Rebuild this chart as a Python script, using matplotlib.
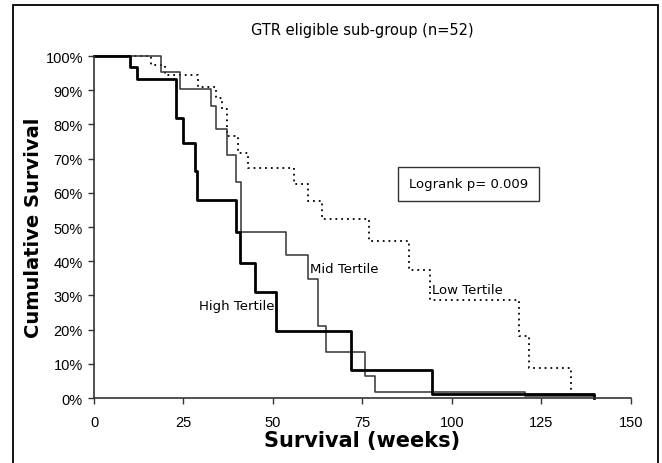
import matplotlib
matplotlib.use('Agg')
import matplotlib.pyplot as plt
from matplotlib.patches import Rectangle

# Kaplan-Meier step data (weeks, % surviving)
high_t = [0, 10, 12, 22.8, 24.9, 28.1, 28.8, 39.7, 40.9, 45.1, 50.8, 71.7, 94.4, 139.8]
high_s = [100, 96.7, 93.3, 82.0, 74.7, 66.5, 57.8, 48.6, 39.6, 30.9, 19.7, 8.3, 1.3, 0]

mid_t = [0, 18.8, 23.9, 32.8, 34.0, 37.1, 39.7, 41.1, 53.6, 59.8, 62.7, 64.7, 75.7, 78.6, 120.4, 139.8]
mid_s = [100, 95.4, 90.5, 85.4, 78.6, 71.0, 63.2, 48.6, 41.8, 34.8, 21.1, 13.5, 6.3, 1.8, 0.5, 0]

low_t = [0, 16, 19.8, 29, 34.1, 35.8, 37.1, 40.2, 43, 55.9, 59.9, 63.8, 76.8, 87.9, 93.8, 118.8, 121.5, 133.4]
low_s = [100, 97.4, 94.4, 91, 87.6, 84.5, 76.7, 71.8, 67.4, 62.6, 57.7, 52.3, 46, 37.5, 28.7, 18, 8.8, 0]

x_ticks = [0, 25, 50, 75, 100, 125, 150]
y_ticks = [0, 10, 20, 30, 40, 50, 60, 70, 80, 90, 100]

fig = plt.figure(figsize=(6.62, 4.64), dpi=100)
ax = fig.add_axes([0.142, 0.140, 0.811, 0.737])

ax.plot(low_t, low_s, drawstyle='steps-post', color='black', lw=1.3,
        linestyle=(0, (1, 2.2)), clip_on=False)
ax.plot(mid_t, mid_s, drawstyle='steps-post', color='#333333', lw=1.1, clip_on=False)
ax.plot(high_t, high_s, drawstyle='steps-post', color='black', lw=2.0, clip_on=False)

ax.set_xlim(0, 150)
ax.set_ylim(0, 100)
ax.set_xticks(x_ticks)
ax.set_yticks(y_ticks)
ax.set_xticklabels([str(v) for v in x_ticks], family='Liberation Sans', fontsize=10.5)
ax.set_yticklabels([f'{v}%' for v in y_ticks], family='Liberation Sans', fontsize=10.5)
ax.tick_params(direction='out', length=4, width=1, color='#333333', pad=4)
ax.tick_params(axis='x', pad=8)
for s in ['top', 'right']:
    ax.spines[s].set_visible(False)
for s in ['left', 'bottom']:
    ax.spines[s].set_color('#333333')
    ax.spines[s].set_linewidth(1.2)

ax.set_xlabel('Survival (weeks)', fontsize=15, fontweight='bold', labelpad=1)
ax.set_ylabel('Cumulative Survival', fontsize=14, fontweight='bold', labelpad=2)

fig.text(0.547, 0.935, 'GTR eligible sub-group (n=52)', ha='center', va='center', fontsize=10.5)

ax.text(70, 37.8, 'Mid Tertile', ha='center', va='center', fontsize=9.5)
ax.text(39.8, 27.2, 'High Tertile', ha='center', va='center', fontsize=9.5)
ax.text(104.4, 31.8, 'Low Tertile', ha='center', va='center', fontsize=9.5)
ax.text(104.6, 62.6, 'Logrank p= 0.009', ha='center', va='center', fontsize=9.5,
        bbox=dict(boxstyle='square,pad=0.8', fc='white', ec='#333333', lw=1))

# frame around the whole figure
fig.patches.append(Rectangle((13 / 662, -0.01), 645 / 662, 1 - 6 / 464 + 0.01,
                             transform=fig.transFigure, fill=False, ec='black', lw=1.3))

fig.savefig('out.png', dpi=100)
---
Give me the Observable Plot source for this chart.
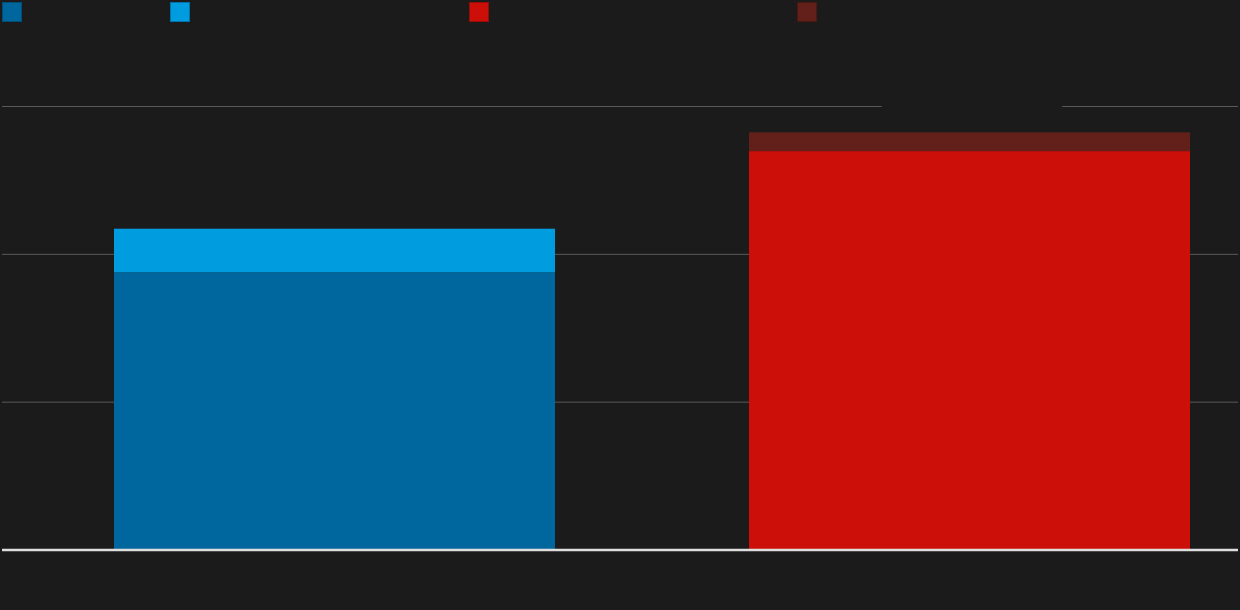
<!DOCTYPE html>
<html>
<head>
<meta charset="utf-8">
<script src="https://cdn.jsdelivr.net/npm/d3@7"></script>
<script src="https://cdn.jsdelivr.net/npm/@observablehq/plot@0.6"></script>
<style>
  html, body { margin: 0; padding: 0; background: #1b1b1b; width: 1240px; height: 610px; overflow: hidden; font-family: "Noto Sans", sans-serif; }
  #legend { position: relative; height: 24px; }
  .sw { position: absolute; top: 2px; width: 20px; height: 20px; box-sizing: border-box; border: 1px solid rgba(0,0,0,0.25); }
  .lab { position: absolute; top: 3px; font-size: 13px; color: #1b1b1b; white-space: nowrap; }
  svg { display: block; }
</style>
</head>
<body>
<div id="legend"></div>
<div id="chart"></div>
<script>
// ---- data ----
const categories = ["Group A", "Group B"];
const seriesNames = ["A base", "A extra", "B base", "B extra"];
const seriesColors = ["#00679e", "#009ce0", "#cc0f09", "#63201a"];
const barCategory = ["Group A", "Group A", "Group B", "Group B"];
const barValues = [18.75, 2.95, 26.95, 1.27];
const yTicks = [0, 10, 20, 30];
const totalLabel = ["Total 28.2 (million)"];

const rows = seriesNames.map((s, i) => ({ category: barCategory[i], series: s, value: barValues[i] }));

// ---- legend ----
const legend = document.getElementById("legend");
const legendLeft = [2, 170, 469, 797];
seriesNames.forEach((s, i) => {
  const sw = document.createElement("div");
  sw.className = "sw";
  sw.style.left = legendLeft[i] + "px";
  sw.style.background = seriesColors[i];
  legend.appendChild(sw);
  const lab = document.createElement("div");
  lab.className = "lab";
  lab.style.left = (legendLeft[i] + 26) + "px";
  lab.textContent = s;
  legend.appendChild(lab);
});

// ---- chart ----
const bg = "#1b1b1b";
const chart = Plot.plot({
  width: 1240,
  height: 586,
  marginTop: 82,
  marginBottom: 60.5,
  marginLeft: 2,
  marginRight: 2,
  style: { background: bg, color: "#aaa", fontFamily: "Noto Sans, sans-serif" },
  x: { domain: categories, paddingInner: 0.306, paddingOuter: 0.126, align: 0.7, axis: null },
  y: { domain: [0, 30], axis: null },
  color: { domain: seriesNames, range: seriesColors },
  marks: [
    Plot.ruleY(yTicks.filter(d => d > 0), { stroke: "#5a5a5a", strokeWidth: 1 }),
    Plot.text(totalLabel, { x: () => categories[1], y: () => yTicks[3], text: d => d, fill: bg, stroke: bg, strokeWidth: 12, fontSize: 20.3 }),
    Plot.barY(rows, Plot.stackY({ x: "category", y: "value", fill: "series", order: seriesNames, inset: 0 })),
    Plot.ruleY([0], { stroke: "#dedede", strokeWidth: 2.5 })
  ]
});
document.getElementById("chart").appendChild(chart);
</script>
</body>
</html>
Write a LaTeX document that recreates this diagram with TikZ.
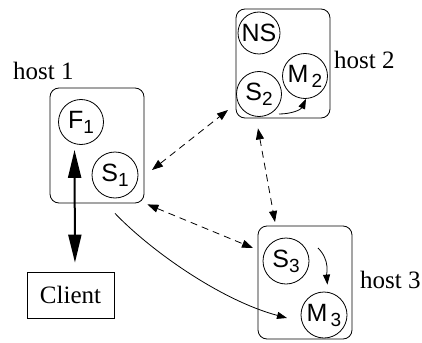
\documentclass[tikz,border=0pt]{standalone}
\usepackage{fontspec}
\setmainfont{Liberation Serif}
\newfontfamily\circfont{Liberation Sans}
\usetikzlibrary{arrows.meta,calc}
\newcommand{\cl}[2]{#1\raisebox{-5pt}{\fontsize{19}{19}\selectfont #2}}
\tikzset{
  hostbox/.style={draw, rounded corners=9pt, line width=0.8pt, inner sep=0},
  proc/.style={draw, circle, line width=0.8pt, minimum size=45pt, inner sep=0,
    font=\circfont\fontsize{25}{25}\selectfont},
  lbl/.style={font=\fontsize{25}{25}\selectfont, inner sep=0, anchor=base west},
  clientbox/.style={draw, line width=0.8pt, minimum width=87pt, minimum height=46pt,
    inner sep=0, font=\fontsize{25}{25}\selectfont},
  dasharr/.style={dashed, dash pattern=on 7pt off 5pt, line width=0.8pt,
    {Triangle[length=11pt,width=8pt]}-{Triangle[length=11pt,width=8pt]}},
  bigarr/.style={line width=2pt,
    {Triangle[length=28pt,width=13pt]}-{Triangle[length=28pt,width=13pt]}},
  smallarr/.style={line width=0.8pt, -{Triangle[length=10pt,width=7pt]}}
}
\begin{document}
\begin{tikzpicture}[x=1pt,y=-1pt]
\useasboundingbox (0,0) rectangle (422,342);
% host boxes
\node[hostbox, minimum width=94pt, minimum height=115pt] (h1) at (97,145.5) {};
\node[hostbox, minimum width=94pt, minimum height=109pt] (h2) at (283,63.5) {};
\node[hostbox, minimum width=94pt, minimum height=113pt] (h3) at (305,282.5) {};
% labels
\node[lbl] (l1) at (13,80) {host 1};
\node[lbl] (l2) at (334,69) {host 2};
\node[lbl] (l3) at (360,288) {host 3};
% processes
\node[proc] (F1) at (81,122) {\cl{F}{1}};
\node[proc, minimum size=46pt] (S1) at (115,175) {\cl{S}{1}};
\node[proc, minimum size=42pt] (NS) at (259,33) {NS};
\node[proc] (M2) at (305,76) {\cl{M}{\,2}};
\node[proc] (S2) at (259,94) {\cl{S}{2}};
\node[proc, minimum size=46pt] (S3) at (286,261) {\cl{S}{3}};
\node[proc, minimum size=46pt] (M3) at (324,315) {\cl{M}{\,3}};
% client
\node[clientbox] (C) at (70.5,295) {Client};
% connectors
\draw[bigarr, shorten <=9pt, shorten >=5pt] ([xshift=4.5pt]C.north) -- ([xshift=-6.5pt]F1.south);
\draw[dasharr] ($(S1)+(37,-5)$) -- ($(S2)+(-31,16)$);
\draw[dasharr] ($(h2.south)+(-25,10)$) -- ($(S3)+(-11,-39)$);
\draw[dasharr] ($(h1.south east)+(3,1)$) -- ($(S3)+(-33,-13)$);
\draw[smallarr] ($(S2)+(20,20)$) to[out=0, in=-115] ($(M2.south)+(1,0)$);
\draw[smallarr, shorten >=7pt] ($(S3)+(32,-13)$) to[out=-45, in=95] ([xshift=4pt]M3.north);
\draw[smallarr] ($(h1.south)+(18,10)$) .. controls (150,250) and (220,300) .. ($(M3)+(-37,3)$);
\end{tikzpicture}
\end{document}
---
Instructions to follow:
Only the lines from the one holding "Give me the" to the one holding "const rows = seriesNames.map((s, i)" should be returned, both included and exactly as written, with no pictures.

Full response:
Give me the Observable Plot source for this chart.
<!DOCTYPE html>
<html>
<head>
<meta charset="utf-8">
<script src="https://cdn.jsdelivr.net/npm/d3@7"></script>
<script src="https://cdn.jsdelivr.net/npm/@observablehq/plot@0.6"></script>
<style>
  html, body { margin: 0; padding: 0; background: #1b1b1b; width: 1240px; height: 610px; overflow: hidden; font-family: "Noto Sans", sans-serif; }
  #legend { position: relative; height: 24px; }
  .sw { position: absolute; top: 2px; width: 20px; height: 20px; box-sizing: border-box; border: 1px solid rgba(0,0,0,0.25); }
  .lab { position: absolute; top: 3px; font-size: 13px; color: #1b1b1b; white-space: nowrap; }
  svg { display: block; }
</style>
</head>
<body>
<div id="legend"></div>
<div id="chart"></div>
<script>
// ---- data ----
const categories = ["Group A", "Group B"];
const seriesNames = ["A base", "A extra", "B base", "B extra"];
const seriesColors = ["#00679e", "#009ce0", "#cc0f09", "#63201a"];
const barCategory = ["Group A", "Group A", "Group B", "Group B"];
const barValues = [18.75, 2.95, 26.95, 1.27];
const yTicks = [0, 10, 20, 30];
const totalLabel = ["Total 28.2 (million)"];

const rows = seriesNames.map((s, i) => ({ category: barCategory[i], series: s, value: barValues[i] }));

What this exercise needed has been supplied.